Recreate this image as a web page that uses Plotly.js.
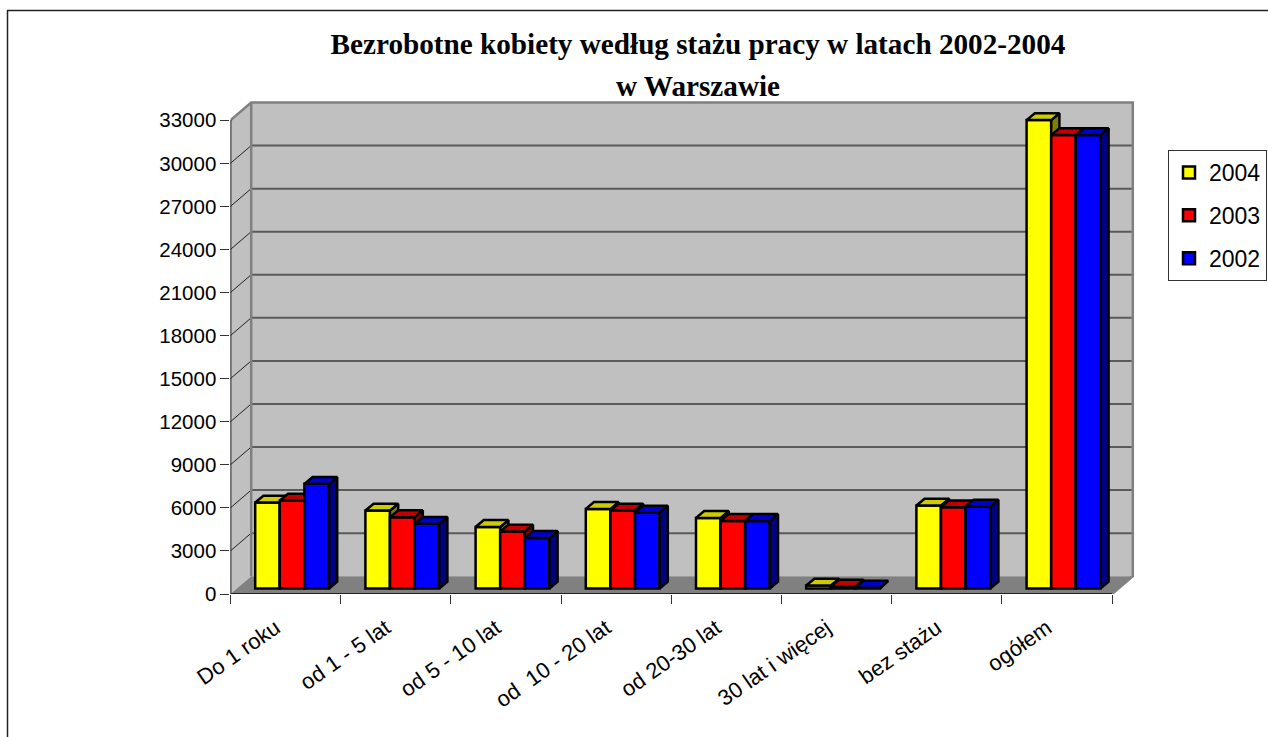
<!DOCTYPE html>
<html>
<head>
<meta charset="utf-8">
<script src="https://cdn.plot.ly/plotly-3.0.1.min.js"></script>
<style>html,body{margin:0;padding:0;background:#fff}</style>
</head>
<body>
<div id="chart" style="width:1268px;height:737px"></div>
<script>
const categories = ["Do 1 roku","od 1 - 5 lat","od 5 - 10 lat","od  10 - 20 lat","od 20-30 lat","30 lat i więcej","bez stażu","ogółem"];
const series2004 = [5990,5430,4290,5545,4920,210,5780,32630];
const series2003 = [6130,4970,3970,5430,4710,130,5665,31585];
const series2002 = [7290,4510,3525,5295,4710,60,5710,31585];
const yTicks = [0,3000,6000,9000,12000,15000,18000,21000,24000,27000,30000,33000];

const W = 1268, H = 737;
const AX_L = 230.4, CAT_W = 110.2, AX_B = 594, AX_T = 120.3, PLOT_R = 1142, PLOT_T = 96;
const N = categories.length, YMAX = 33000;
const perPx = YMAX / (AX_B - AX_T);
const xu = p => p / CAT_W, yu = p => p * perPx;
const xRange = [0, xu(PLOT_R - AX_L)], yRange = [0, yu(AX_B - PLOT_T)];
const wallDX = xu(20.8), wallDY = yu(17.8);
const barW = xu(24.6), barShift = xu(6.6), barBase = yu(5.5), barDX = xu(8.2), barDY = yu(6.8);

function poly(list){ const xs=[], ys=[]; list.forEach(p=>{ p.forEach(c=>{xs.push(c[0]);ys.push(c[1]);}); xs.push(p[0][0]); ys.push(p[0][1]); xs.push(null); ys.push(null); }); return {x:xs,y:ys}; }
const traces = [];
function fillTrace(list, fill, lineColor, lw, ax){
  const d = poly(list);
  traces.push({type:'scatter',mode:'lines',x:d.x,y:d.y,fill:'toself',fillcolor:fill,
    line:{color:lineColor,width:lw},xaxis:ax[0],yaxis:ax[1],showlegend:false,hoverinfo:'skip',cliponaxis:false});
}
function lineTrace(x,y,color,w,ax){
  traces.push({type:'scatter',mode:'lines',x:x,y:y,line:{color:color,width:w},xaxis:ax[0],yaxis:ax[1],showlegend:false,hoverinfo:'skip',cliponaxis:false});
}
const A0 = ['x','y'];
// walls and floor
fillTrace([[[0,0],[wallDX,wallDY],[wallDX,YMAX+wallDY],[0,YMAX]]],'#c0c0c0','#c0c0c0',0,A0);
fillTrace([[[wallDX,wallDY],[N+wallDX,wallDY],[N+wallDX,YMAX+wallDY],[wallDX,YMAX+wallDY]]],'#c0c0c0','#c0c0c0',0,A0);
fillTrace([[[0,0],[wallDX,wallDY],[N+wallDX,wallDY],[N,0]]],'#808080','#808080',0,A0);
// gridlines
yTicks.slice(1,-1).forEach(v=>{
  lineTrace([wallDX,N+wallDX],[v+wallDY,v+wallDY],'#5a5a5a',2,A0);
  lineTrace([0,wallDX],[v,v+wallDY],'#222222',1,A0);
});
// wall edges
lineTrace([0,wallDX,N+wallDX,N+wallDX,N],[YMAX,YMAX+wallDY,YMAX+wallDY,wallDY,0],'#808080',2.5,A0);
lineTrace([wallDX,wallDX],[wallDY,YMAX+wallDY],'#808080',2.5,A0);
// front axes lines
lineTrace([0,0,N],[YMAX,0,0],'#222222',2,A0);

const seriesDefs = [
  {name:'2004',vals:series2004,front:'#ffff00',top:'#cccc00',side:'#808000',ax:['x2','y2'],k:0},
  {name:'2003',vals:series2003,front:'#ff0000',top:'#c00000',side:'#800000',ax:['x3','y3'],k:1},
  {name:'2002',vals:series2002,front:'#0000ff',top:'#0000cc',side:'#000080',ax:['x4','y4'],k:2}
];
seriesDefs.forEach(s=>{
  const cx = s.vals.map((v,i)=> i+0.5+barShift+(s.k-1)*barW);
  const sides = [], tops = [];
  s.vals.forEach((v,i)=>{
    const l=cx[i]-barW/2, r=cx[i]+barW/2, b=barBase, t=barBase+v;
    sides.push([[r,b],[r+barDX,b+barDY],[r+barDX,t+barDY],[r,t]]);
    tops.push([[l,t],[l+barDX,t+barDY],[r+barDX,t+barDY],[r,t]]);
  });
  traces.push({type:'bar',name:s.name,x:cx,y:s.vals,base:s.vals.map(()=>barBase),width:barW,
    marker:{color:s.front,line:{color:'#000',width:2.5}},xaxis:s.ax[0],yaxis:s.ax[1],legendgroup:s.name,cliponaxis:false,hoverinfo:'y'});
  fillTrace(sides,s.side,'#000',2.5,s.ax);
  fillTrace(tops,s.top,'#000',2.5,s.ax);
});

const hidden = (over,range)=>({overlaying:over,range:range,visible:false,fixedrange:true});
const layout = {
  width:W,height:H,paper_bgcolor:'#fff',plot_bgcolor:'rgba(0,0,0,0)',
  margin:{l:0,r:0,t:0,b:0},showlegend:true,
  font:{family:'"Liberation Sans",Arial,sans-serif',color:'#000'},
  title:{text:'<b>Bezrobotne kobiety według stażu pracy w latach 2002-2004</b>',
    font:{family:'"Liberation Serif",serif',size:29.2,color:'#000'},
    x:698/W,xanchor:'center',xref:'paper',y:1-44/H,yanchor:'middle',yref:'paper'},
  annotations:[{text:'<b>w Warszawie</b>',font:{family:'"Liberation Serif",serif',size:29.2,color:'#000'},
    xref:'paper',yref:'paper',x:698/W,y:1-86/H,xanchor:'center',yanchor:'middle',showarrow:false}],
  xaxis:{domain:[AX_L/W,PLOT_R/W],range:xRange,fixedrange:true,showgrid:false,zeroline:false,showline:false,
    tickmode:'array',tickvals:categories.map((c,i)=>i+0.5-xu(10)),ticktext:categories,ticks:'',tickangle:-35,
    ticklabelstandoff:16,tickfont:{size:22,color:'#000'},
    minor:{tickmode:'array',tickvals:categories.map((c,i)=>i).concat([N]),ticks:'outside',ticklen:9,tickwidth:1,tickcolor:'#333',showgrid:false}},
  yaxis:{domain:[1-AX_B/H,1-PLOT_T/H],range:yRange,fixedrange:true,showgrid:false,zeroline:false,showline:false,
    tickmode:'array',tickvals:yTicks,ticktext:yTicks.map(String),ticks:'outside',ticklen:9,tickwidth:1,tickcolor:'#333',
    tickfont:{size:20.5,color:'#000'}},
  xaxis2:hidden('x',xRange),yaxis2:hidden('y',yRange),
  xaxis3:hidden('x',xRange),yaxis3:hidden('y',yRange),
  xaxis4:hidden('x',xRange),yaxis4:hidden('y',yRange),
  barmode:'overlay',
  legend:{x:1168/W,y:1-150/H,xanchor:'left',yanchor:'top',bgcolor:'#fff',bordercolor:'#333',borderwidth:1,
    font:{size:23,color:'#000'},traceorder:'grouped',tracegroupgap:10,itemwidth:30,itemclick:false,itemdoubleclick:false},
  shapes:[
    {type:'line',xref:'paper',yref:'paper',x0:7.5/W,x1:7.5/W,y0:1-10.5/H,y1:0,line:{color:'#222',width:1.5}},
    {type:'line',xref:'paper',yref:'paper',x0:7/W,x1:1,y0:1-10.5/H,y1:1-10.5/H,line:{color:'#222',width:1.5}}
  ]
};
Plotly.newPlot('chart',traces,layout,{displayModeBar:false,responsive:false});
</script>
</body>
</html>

▸ **WHAT IS ASKED**:
Transcribe the material exactly, leaving every picture out.

▸ **TASK RESPONSE**:
Recreate this image as a web page that uses Plotly.js.
<!DOCTYPE html>
<html>
<head>
<meta charset="utf-8">
<script src="https://cdn.plot.ly/plotly-3.0.1.min.js"></script>
<style>html,body{margin:0;padding:0;background:#fff}</style>
</head>
<body>
<div id="chart" style="width:1268px;height:737px"></div>
<script>
const categories = ["Do 1 roku","od 1 - 5 lat","od 5 - 10 lat","od  10 - 20 lat","od 20-30 lat","30 lat i więcej","bez stażu","ogółem"];
const series2004 = [5990,5430,4290,5545,4920,210,5780,32630];
const series2003 = [6130,4970,3970,5430,4710,130,5665,31585];
const series2002 = [7290,4510,3525,5295,4710,60,5710,31585];
const yTicks = [0,3000,6000,9000,12000,15000,18000,21000,24000,27000,30000,33000];

const W = 1268, H = 737;
const AX_L = 230.4, CAT_W = 110.2, AX_B = 594, AX_T = 120.3, PLOT_R = 1142, PLOT_T = 96;
const N = categories.length, YMAX = 33000;
const perPx = YMAX / (AX_B - AX_T);
const xu = p => p / CAT_W, yu = p => p * perPx;
const xRange = [0, xu(PLOT_R - AX_L)], yRange = [0, yu(AX_B - PLOT_T)];
const wallDX = xu(20.8), wallDY = yu(17.8);
const barW = xu(24.6), barShift = xu(6.6), barBase = yu(5.5), barDX = xu(8.2), barDY = yu(6.8);

function poly(list){ const xs=[], ys=[]; list.forEach(p=>{ p.forEach(c=>{xs.push(c[0]);ys.push(c[1]);}); xs.push(p[0][0]); ys.push(p[0][1]); xs.push(null); ys.push(null); }); return {x:xs,y:ys}; }
const traces = [];
function fillTrace(list, fill, lineColor, lw, ax){
  const d = poly(list);
  traces.push({type:'scatter',mode:'lines',x:d.x,y:d.y,fill:'toself',fillcolor:fill,
    line:{color:lineColor,width:lw},xaxis:ax[0],yaxis:ax[1],showlegend:false,hoverinfo:'skip',cliponaxis:false});
}
function lineTrace(x,y,color,w,ax){
  traces.push({type:'scatter',mode:'lines',x:x,y:y,line:{color:color,width:w},xaxis:ax[0],yaxis:ax[1],showlegend:false,hoverinfo:'skip',cliponaxis:false});
}
const A0 = ['x','y'];
// walls and floor
fillTrace([[[0,0],[wallDX,wallDY],[wallDX,YMAX+wallDY],[0,YMAX]]],'#c0c0c0','#c0c0c0',0,A0);
fillTrace([[[wallDX,wallDY],[N+wallDX,wallDY],[N+wallDX,YMAX+wallDY],[wallDX,YMAX+wallDY]]],'#c0c0c0','#c0c0c0',0,A0);
fillTrace([[[0,0],[wallDX,wallDY],[N+wallDX,wallDY],[N,0]]],'#808080','#808080',0,A0);
// gridlines
yTicks.slice(1,-1).forEach(v=>{
  lineTrace([wallDX,N+wallDX],[v+wallDY,v+wallDY],'#5a5a5a',2,A0);
  lineTrace([0,wallDX],[v,v+wallDY],'#222222',1,A0);
});
// wall edges
lineTrace([0,wallDX,N+wallDX,N+wallDX,N],[YMAX,YMAX+wallDY,YMAX+wallDY,wallDY,0],'#808080',2.5,A0);
lineTrace([wallDX,wallDX],[wallDY,YMAX+wallDY],'#808080',2.5,A0);
// front axes lines
lineTrace([0,0,N],[YMAX,0,0],'#222222',2,A0);

const seriesDefs = [
  {name:'2004',vals:series2004,front:'#ffff00',top:'#cccc00',side:'#808000',ax:['x2','y2'],k:0},
  {name:'2003',vals:series2003,front:'#ff0000',top:'#c00000',side:'#800000',ax:['x3','y3'],k:1},
  {name:'2002',vals:series2002,front:'#0000ff',top:'#0000cc',side:'#000080',ax:['x4','y4'],k:2}
];
seriesDefs.forEach(s=>{
  const cx = s.vals.map((v,i)=> i+0.5+barShift+(s.k-1)*barW);
  const sides = [], tops = [];
  s.vals.forEach((v,i)=>{
    const l=cx[i]-barW/2, r=cx[i]+barW/2, b=barBase, t=barBase+v;
    sides.push([[r,b],[r+barDX,b+barDY],[r+barDX,t+barDY],[r,t]]);
    tops.push([[l,t],[l+barDX,t+barDY],[r+barDX,t+barDY],[r,t]]);
  });
  traces.push({type:'bar',name:s.name,x:cx,y:s.vals,base:s.vals.map(()=>barBase),width:barW,
    marker:{color:s.front,line:{color:'#000',width:2.5}},xaxis:s.ax[0],yaxis:s.ax[1],legendgroup:s.name,cliponaxis:false,hoverinfo:'y'});
  fillTrace(sides,s.side,'#000',2.5,s.ax);
  fillTrace(tops,s.top,'#000',2.5,s.ax);
});

const hidden = (over,range)=>({overlaying:over,range:range,visible:false,fixedrange:true});
const layout = {
  width:W,height:H,paper_bgcolor:'#fff',plot_bgcolor:'rgba(0,0,0,0)',
  margin:{l:0,r:0,t:0,b:0},showlegend:true,
  font:{family:'"Liberation Sans",Arial,sans-serif',color:'#000'},
  title:{text:'<b>Bezrobotne kobiety według stażu pracy w latach 2002-2004</b>',
    font:{family:'"Liberation Serif",serif',size:29.2,color:'#000'},
    x:698/W,xanchor:'center',xref:'paper',y:1-44/H,yanchor:'middle',yref:'paper'},
  annotations:[{text:'<b>w Warszawie</b>',font:{family:'"Liberation Serif",serif',size:29.2,color:'#000'},
    xref:'paper',yref:'paper',x:698/W,y:1-86/H,xanchor:'center',yanchor:'middle',showarrow:false}],
  xaxis:{domain:[AX_L/W,PLOT_R/W],range:xRange,fixedrange:true,showgrid:false,zeroline:false,showline:false,
    tickmode:'array',tickvals:categories.map((c,i)=>i+0.5-xu(10)),ticktext:categories,ticks:'',tickangle:-35,
    ticklabelstandoff:16,tickfont:{size:22,color:'#000'},
    minor:{tickmode:'array',tickvals:categories.map((c,i)=>i).concat([N]),ticks:'outside',ticklen:9,tickwidth:1,tickcolor:'#333',showgrid:false}},
  yaxis:{domain:[1-AX_B/H,1-PLOT_T/H],range:yRange,fixedrange:true,showgrid:false,zeroline:false,showline:false,
    tickmode:'array',tickvals:yTicks,ticktext:yTicks.map(String),ticks:'outside',ticklen:9,tickwidth:1,tickcolor:'#333',
    tickfont:{size:20.5,color:'#000'}},
  xaxis2:hidden('x',xRange),yaxis2:hidden('y',yRange),
  xaxis3:hidden('x',xRange),yaxis3:hidden('y',yRange),
  xaxis4:hidden('x',xRange),yaxis4:hidden('y',yRange),
  barmode:'overlay',
  legend:{x:1168/W,y:1-150/H,xanchor:'left',yanchor:'top',bgcolor:'#fff',bordercolor:'#333',borderwidth:1,
    font:{size:23,color:'#000'},traceorder:'grouped',tracegroupgap:10,itemwidth:30,itemclick:false,itemdoubleclick:false},
  shapes:[
    {type:'line',xref:'paper',yref:'paper',x0:7.5/W,x1:7.5/W,y0:1-10.5/H,y1:0,line:{color:'#222',width:1.5}},
    {type:'line',xref:'paper',yref:'paper',x0:7/W,x1:1,y0:1-10.5/H,y1:1-10.5/H,line:{color:'#222',width:1.5}}
  ]
};
Plotly.newPlot('chart',traces,layout,{displayModeBar:false,responsive:false});
</script>
</body>
</html>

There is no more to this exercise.